**TO BE DONE:** Return exactly, please, the lines that run from the line with "Reproduce this chart with Bokeh." to the line with "from bokeh.resources import INLINE", ends included, and omit all pictures.

**RECORDS PROVIDED:**
>>>
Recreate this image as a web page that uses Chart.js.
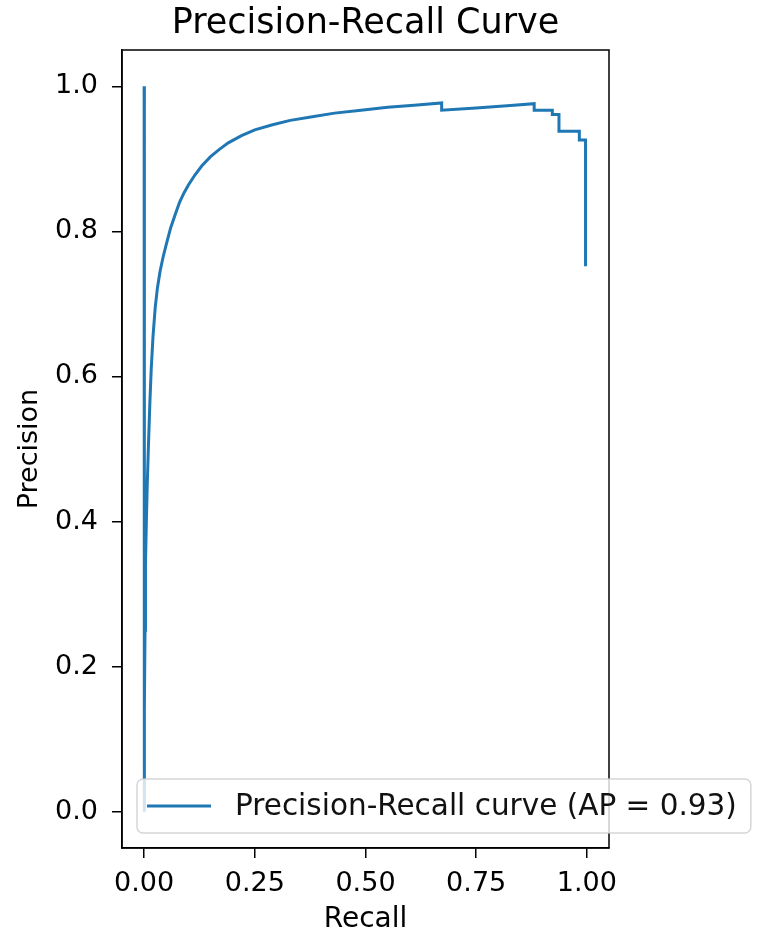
<!DOCTYPE html>
<html>
<head>
<meta charset="utf-8">
<script src="https://cdn.jsdelivr.net/npm/chart.js@4"></script>
<style>
  html, body { margin: 0; padding: 0; background: #fff; }
  #wrap { width: 764px; height: 942px; }
</style>
</head>
<body>
<div id="wrap"><canvas id="myChart"></canvas></div>
<script>
// points of the curve
const recall = [0, 0, 0.001, 0.002, 0.003, 0.005, 0.007, 0.010, 0.013, 0.016, 0.020, 0.025, 0.030, 0.036,
    0.043, 0.050, 0.060, 0.070, 0.080, 0.090, 0.100, 0.115, 0.130, 0.150, 0.170, 0.190, 0.220, 0.250,
    0.290, 0.330, 0.380, 0.430, 0.490, 0.550, 0.610, 0.672, 0.672, 0.750, 0.820, 0.881, 0.881,
    0.922, 0.922, 0.937, 0.937, 0.983, 0.983, 0.997, 0.997];
const precision = [1.0, 0.0, 0.14, 0.25, 0.34, 0.40, 0.45, 0.51, 0.565, 0.61, 0.655, 0.695, 0.722, 0.745,
    0.765, 0.782, 0.805, 0.823, 0.840, 0.853, 0.864, 0.878, 0.890, 0.903, 0.913, 0.922, 0.932, 0.940,
    0.947, 0.953, 0.958, 0.963, 0.967, 0.971, 0.974, 0.977, 0.967, 0.970, 0.973, 0.976, 0.967,
    0.967, 0.961, 0.961, 0.938, 0.938, 0.926, 0.926, 0.752];
const xTicks = [0, 0.25, 0.5, 0.75, 1.0];
const yTicks = [0, 0.2, 0.4, 0.6, 0.8, 1.0];
const seriesLabel = 'Precision-Recall curve (AP = 0.93)';
const chartTitle = 'Precision-Recall Curve';

const blue = '#1f77b4';
const font = 'DejaVu Sans';

// title over the plot, box around the plot, legend in the lower left corner
const framePlugin = {
    id: 'frame',
    afterDraw(chart) {
        const { ctx, chartArea: a } = chart;
        ctx.save();
        ctx.fillStyle = '#000';
        ctx.font = '35px "' + font + '"';
        ctx.textAlign = 'center';
        ctx.textBaseline = 'alphabetic';
        ctx.fillText(chartTitle, (a.left + a.right) / 2, 33);

        ctx.strokeStyle = '#000';
        ctx.lineWidth = 1.5;
        ctx.strokeRect(a.left, a.top, a.right - a.left, a.bottom - a.top);

        // legend
        const ds = chart.data.datasets[0];
        ctx.font = '29.5px "' + font + '"';
        ctx.textAlign = 'left';
        const textW = ctx.measureText(ds.label).width;
        const x = a.left + 15, h = 54, y = a.bottom - 15 - h;
        const w = 10 + 64 + 24 + textW + 14;
        ctx.globalAlpha = 0.8;
        ctx.fillStyle = '#fff';
        ctx.strokeStyle = '#ccc';
        ctx.lineWidth = 1.5;
        ctx.beginPath();
        ctx.roundRect(x, y, w, h, 6);
        ctx.fill();
        ctx.stroke();
        ctx.globalAlpha = 1;
        ctx.strokeStyle = ds.borderColor;
        ctx.lineWidth = 3;
        ctx.beginPath();
        ctx.moveTo(x + 10, y + h / 2);
        ctx.lineTo(x + 74, y + h / 2);
        ctx.stroke();
        ctx.fillStyle = '#111';
        ctx.textBaseline = 'middle';
        ctx.fillText(ds.label, x + 98, y + h / 2 + 1);
        ctx.restore();
    }
};

const ctx = document.getElementById('myChart').getContext('2d');

new Chart(ctx, {
    type: 'line',
    data: {
        datasets: [{
            label: seriesLabel,
            data: recall.map((r, i) => ({ x: r, y: precision[i] })),
            borderColor: blue,
            borderWidth: 3,
            pointRadius: 0,
            tension: 0,
            fill: false
        }]
    },
    options: {
        responsive: true,
        maintainAspectRatio: false,
        animation: false,
        layout: { padding: { left: 0, right: 155, top: 50, bottom: 0 } },
        plugins: {
            legend: { display: false },
            tooltip: { enabled: false },
            title: { display: false }
        },
        scales: {
            x: {
                type: 'linear',
                min: -0.05,
                max: 1.05,
                afterFit(scale) { scale.height = 94; },
                afterBuildTicks(scale) { scale.ticks = xTicks.map(v => ({ value: v })); },
                ticks: {
                    color: '#000',
                    font: { family: font, size: 27 },
                    padding: 10,
                    callback: v => v.toFixed(2)
                },
                grid: { drawOnChartArea: false, drawTicks: true, tickLength: 10, color: '#000', lineWidth: 1.5 },
                border: { display: true, color: '#000', width: 1.5 },
                title: {
                    display: true, text: 'Recall', color: '#000',
                    font: { family: font, size: 28 }, padding: { top: 0, bottom: 5 }
                }
            },
            y: {
                type: 'linear',
                min: -0.05,
                max: 1.05,
                afterFit(scale) { scale.width = 122; },
                afterBuildTicks(scale) { scale.ticks = yTicks.map(v => ({ value: v })); },
                ticks: {
                    color: '#000',
                    font: { family: font, size: 27 },
                    padding: 14,
                    callback: v => v.toFixed(1)
                },
                grid: { drawOnChartArea: false, drawTicks: true, tickLength: 10, color: '#000', lineWidth: 1.5 },
                border: { display: true, color: '#000', width: 1.5 },
                title: {
                    display: true, text: 'Precision', color: '#000',
                    font: { family: font, size: 27 }, padding: { top: 14, bottom: 0 }
                }
            }
        }
    },
    plugins: [framePlugin]
});
</script>
</body>
</html>
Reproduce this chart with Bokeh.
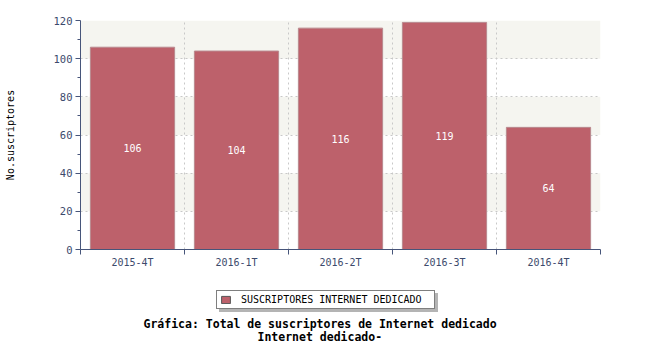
from bokeh.plotting import figure
from bokeh.layouts import column
from bokeh.models import (Range1d, FixedTicker, LinearAxis, Legend, LegendItem,
                          Label, Grid, ColumnDataSource)
from bokeh.core.properties import value
from bokeh.embed import file_html
from bokeh.resources import INLINE

categories = ["2015-4T", "2016-1T", "2016-2T", "2016-3T", "2016-4T"]
values = [106, 104, 116, 119, 64]
series_name = "SUSCRIPTORES INTERNET DEDICADO"
y_ticks = [0, 20, 40, 60, 80, 100, 120]
y_minor = [10, 30, 50, 70, 90, 110]
title_lines = ["Gráfica: Total de suscriptores de Internet dedicado", "Internet dedicado-"]
y_label = "No.suscriptores"

FONT = "DejaVu Sans Mono"
AXIS_COLOR = "#47557a"
LABEL_COLOR = "#3c4a6c"
BAR_COLOR = "#bd616b"
BAR_EDGE = "#b98a8f"
GRID_COLOR = "#c8c8c8"

n = len(categories)
centers = [i + 0.5 for i in range(n)]
bounds = [i for i in range(n + 1)]

src = ColumnDataSource(dict(
    x=centers, top=values, mid=[v / 2 for v in values],
    txt=[str(v) for v in values], cat=categories))

# ---------------- main chart ----------------
p = figure(width=650, height=270, output_backend="svg", toolbar_location=None,
           x_range=Range1d(0, n), y_range=Range1d(0, 120),
           min_border_left=80, min_border_right=50, min_border_top=20,
           min_border_bottom=20, x_axis_type=None)
p.outline_line_color = None
p.background_fill_color = "white"

r = p.vbar(x="x", top="top", width=0.81, source=src, fill_color=BAR_COLOR,
           line_color=BAR_EDGE, line_width=1)
p.text(x="x", y="mid", text="txt", source=src, text_color="white",
       text_font_size="10px", text_align="center", text_baseline="middle",
       text_font=value(FONT))

ya = p.yaxis[0]
ya.ticker = FixedTicker(ticks=y_ticks, minor_ticks=y_minor)
ya.axis_line_color = AXIS_COLOR
ya.major_tick_line_color = AXIS_COLOR
ya.minor_tick_line_color = AXIS_COLOR
ya.major_tick_in = 0
ya.major_tick_out = 5
ya.minor_tick_in = 0
ya.minor_tick_out = 3
ya.major_label_standoff = 3
ya.major_label_text_color = LABEL_COLOR
ya.major_label_text_font = FONT
ya.major_label_text_font_size = "10.5px"
ya.axis_label = y_label
ya.axis_label_standoff = 35
ya.axis_label_text_font = FONT
ya.axis_label_text_font_style = "normal"
ya.axis_label_text_font_size = "10px"
ya.axis_label_text_color = "black"

xa = LinearAxis(ticker=FixedTicker(ticks=bounds))
xa.axis_line_color = AXIS_COLOR
xa.major_tick_line_color = AXIS_COLOR
xa.minor_tick_line_color = None
xa.major_tick_in = 0
xa.major_tick_out = 5
xa.major_label_text_font_size = "0px"
xa.major_label_text_color = None
xa.major_label_standoff = 0
p.add_layout(xa, "below")

xl = LinearAxis(ticker=FixedTicker(ticks=centers),
                major_label_overrides={c: cat for c, cat in zip(centers, categories)})
xl.axis_line_color = None
xl.major_tick_line_color = None
xl.minor_tick_line_color = None
xl.major_tick_out = 0
xl.major_tick_in = 0
xl.major_label_standoff = 2
xl.major_label_text_color = LABEL_COLOR
xl.major_label_text_font = FONT
xl.major_label_text_font_size = "10px"
p.add_layout(xl, "below")

p.ygrid.ticker = FixedTicker(ticks=y_ticks)
p.ygrid.grid_line_color = GRID_COLOR
p.ygrid.grid_line_dash = "2 3"
p.ygrid.band_fill_color = "#f5f5f0"
p.ygrid.band_fill_alpha = 1.0
p.add_layout(Grid(dimension=0, ticker=FixedTicker(ticks=bounds),
                  grid_line_color=GRID_COLOR, grid_line_dash="2 3"))

# ---------------- legend + caption strip ----------------
p2 = figure(width=650, height=80, output_backend="svg", toolbar_location=None,
            x_range=Range1d(-100, -50), y_range=Range1d(-100, -50),
            min_border_left=0, min_border_right=0, min_border_top=0,
            min_border_bottom=0, x_axis_type=None, y_axis_type=None)
p2.outline_line_color = None
p2.xgrid.visible = False
p2.ygrid.visible = False

# series renderers used only for the legend swatches (hidden in this strip)
swatch = p2.vbar(x="x", top="top", width=0.81, source=src,
                 fill_color=BAR_COLOR, line_color="#555555", visible=False)
ghost = p2.vbar(x="x", top="top", width=0.81, source=src,
                fill_alpha=0, line_alpha=0, visible=False)

shadow = Legend(items=[LegendItem(label=" ", renderers=[ghost])],
                location=(139, 38), orientation="horizontal",
                border_line_color="#b4b4b4", border_line_width=1,
                background_fill_color="#b4b4b4", background_fill_alpha=1,
                padding=3, margin=0, glyph_width=11, glyph_height=9,
                label_standoff=10, label_width=190, label_height=11,
                label_text_font=FONT, label_text_font_size="10px",
                label_text_alpha=0)
p2.add_layout(shadow, "center")

leg = Legend(items=[LegendItem(label=series_name, renderers=[swatch])],
             location=(136, 41), orientation="horizontal",
             border_line_color="black", border_line_width=1,
             background_fill_color="white", background_fill_alpha=1,
             padding=3, margin=0, glyph_width=11, glyph_height=9,
             label_standoff=10, label_width=190, label_height=11,
             label_text_font=FONT, label_text_font_size="10px",
             label_text_color="black")
p2.add_layout(leg, "center")

p2.add_layout(Label(x=63, y=27, x_units="screen", y_units="screen",
                    text=title_lines[0], text_align="left",
                    text_baseline="middle", text_font=FONT,
                    text_font_style="bold", text_font_size="11.5px",
                    text_color="black"))
p2.add_layout(Label(x=177, y=14, x_units="screen", y_units="screen",
                    text=title_lines[1], text_align="left",
                    text_baseline="middle", text_font=FONT,
                    text_font_style="bold", text_font_size="11.5px",
                    text_color="black"))

layout = column(p, p2, spacing=0)
open("out.html", "w").write(file_html(layout, INLINE))
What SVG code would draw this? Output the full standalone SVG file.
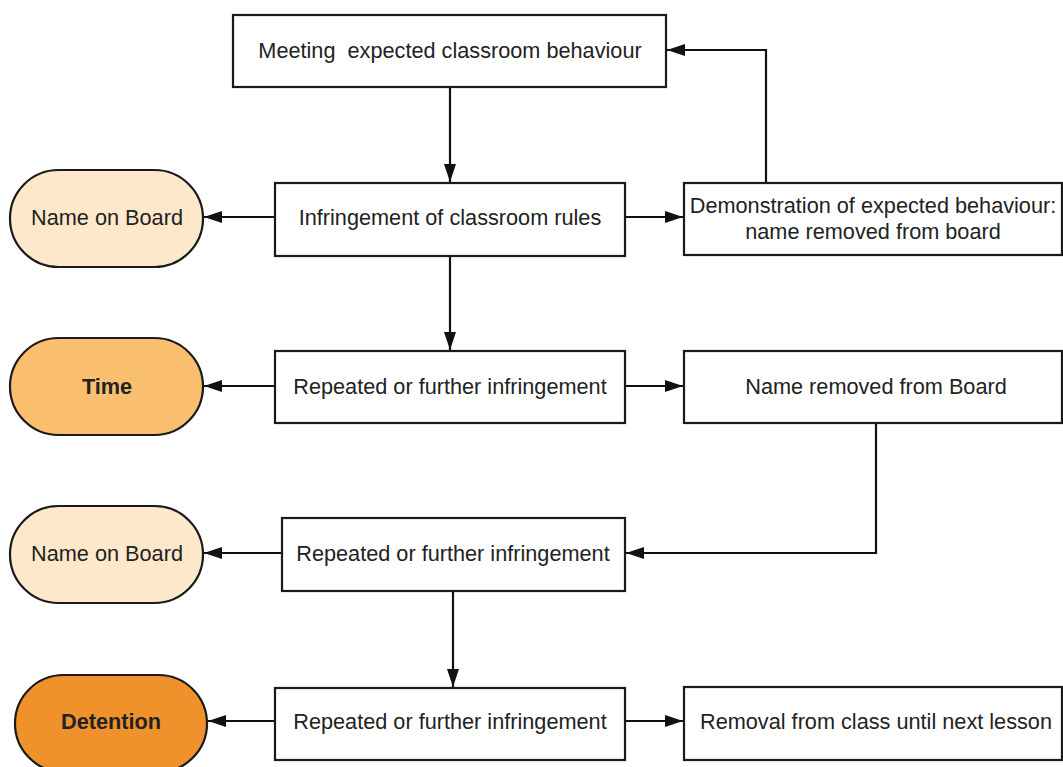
<<<
**THE COMPLETED TASK:**
Reproduce this chart with Bokeh.
from bokeh.plotting import figure
from bokeh.layouts import column
from bokeh.models import (Range1d, FixedTicker, LinearAxis, Legend, LegendItem,
                          Label, Grid, ColumnDataSource)
from bokeh.core.properties import value
from bokeh.embed import file_html
from bokeh.resources import INLINE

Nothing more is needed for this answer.